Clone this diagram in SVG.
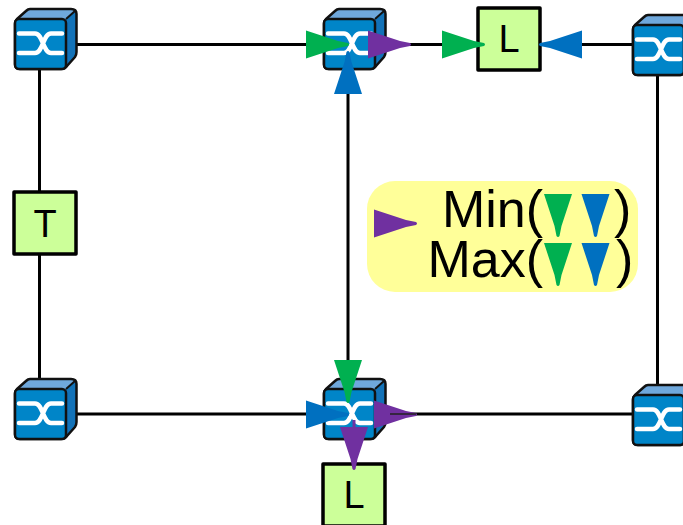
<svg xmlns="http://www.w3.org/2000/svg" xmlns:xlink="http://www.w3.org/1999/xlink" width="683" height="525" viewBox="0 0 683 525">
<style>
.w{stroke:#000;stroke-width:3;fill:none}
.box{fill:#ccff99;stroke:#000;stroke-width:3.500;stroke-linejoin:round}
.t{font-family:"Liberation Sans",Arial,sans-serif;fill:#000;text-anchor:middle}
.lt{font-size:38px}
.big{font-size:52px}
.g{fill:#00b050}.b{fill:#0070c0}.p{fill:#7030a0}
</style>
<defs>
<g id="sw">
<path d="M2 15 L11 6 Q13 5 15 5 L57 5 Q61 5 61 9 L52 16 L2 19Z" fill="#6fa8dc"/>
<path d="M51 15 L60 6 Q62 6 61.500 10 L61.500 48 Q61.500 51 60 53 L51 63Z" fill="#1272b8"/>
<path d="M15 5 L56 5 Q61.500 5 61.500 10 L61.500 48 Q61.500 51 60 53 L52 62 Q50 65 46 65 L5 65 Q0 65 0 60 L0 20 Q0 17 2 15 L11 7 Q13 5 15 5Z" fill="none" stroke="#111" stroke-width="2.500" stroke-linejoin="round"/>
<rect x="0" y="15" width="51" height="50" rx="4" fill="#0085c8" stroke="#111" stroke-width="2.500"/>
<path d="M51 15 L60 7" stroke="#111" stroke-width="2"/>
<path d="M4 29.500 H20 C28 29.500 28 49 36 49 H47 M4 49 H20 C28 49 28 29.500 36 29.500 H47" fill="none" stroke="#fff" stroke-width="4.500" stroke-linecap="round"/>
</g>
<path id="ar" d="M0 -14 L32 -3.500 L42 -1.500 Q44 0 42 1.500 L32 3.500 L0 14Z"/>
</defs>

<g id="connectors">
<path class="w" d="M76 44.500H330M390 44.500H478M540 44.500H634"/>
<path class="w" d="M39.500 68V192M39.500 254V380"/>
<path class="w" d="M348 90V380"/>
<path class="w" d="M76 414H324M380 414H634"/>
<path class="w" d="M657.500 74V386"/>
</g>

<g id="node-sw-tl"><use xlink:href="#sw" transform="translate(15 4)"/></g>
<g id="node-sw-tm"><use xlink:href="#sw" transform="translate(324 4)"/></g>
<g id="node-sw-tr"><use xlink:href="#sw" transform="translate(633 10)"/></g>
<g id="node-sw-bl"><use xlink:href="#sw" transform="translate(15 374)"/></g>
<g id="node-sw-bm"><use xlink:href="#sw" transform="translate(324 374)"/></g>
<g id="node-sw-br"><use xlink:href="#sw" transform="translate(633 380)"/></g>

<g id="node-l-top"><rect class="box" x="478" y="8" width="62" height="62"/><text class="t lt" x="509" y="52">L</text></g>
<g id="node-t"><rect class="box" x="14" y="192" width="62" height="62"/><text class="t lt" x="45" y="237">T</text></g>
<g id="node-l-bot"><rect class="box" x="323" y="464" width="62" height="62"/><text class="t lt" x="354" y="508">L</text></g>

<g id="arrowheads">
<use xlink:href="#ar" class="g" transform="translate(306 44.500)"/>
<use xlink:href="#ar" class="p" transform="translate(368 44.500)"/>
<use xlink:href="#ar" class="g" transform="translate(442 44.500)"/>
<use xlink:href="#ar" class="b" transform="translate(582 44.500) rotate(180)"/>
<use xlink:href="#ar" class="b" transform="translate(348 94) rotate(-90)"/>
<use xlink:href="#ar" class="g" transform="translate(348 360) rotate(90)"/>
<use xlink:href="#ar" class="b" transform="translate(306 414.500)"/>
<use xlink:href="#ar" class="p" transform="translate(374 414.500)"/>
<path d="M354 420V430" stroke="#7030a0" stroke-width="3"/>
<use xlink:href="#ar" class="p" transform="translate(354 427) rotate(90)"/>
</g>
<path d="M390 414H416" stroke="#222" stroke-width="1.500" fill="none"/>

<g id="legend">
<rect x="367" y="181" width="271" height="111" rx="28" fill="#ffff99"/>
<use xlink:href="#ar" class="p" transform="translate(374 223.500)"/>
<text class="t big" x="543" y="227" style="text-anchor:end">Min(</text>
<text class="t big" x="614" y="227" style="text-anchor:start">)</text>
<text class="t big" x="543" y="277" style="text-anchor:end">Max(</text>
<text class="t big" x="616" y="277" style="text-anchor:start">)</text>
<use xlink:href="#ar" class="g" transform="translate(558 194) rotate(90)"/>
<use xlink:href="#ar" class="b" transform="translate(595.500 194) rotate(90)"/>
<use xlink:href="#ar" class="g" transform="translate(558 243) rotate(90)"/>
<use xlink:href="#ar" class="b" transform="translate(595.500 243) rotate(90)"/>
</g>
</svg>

= Prompt =
Reproduce the whole listing above word for word, but not its pictures.

= Task solution =
Clone this diagram in SVG.
<svg xmlns="http://www.w3.org/2000/svg" xmlns:xlink="http://www.w3.org/1999/xlink" width="683" height="525" viewBox="0 0 683 525">
<style>
.w{stroke:#000;stroke-width:3;fill:none}
.box{fill:#ccff99;stroke:#000;stroke-width:3.500;stroke-linejoin:round}
.t{font-family:"Liberation Sans",Arial,sans-serif;fill:#000;text-anchor:middle}
.lt{font-size:38px}
.big{font-size:52px}
.g{fill:#00b050}.b{fill:#0070c0}.p{fill:#7030a0}
</style>
<defs>
<g id="sw">
<path d="M2 15 L11 6 Q13 5 15 5 L57 5 Q61 5 61 9 L52 16 L2 19Z" fill="#6fa8dc"/>
<path d="M51 15 L60 6 Q62 6 61.500 10 L61.500 48 Q61.500 51 60 53 L51 63Z" fill="#1272b8"/>
<path d="M15 5 L56 5 Q61.500 5 61.500 10 L61.500 48 Q61.500 51 60 53 L52 62 Q50 65 46 65 L5 65 Q0 65 0 60 L0 20 Q0 17 2 15 L11 7 Q13 5 15 5Z" fill="none" stroke="#111" stroke-width="2.500" stroke-linejoin="round"/>
<rect x="0" y="15" width="51" height="50" rx="4" fill="#0085c8" stroke="#111" stroke-width="2.500"/>
<path d="M51 15 L60 7" stroke="#111" stroke-width="2"/>
<path d="M4 29.500 H20 C28 29.500 28 49 36 49 H47 M4 49 H20 C28 49 28 29.500 36 29.500 H47" fill="none" stroke="#fff" stroke-width="4.500" stroke-linecap="round"/>
</g>
<path id="ar" d="M0 -14 L32 -3.500 L42 -1.500 Q44 0 42 1.500 L32 3.500 L0 14Z"/>
</defs>

<g id="connectors">
<path class="w" d="M76 44.500H330M390 44.500H478M540 44.500H634"/>
<path class="w" d="M39.500 68V192M39.500 254V380"/>
<path class="w" d="M348 90V380"/>
<path class="w" d="M76 414H324M380 414H634"/>
<path class="w" d="M657.500 74V386"/>
</g>

<g id="node-sw-tl"><use xlink:href="#sw" transform="translate(15 4)"/></g>
<g id="node-sw-tm"><use xlink:href="#sw" transform="translate(324 4)"/></g>
<g id="node-sw-tr"><use xlink:href="#sw" transform="translate(633 10)"/></g>
<g id="node-sw-bl"><use xlink:href="#sw" transform="translate(15 374)"/></g>
<g id="node-sw-bm"><use xlink:href="#sw" transform="translate(324 374)"/></g>
<g id="node-sw-br"><use xlink:href="#sw" transform="translate(633 380)"/></g>

<g id="node-l-top"><rect class="box" x="478" y="8" width="62" height="62"/><text class="t lt" x="509" y="52">L</text></g>
<g id="node-t"><rect class="box" x="14" y="192" width="62" height="62"/><text class="t lt" x="45" y="237">T</text></g>
<g id="node-l-bot"><rect class="box" x="323" y="464" width="62" height="62"/><text class="t lt" x="354" y="508">L</text></g>

<g id="arrowheads">
<use xlink:href="#ar" class="g" transform="translate(306 44.500)"/>
<use xlink:href="#ar" class="p" transform="translate(368 44.500)"/>
<use xlink:href="#ar" class="g" transform="translate(442 44.500)"/>
<use xlink:href="#ar" class="b" transform="translate(582 44.500) rotate(180)"/>
<use xlink:href="#ar" class="b" transform="translate(348 94) rotate(-90)"/>
<use xlink:href="#ar" class="g" transform="translate(348 360) rotate(90)"/>
<use xlink:href="#ar" class="b" transform="translate(306 414.500)"/>
<use xlink:href="#ar" class="p" transform="translate(374 414.500)"/>
<path d="M354 420V430" stroke="#7030a0" stroke-width="3"/>
<use xlink:href="#ar" class="p" transform="translate(354 427) rotate(90)"/>
</g>
<path d="M390 414H416" stroke="#222" stroke-width="1.500" fill="none"/>

<g id="legend">
<rect x="367" y="181" width="271" height="111" rx="28" fill="#ffff99"/>
<use xlink:href="#ar" class="p" transform="translate(374 223.500)"/>
<text class="t big" x="543" y="227" style="text-anchor:end">Min(</text>
<text class="t big" x="614" y="227" style="text-anchor:start">)</text>
<text class="t big" x="543" y="277" style="text-anchor:end">Max(</text>
<text class="t big" x="616" y="277" style="text-anchor:start">)</text>
<use xlink:href="#ar" class="g" transform="translate(558 194) rotate(90)"/>
<use xlink:href="#ar" class="b" transform="translate(595.500 194) rotate(90)"/>
<use xlink:href="#ar" class="g" transform="translate(558 243) rotate(90)"/>
<use xlink:href="#ar" class="b" transform="translate(595.500 243) rotate(90)"/>
</g>
</svg>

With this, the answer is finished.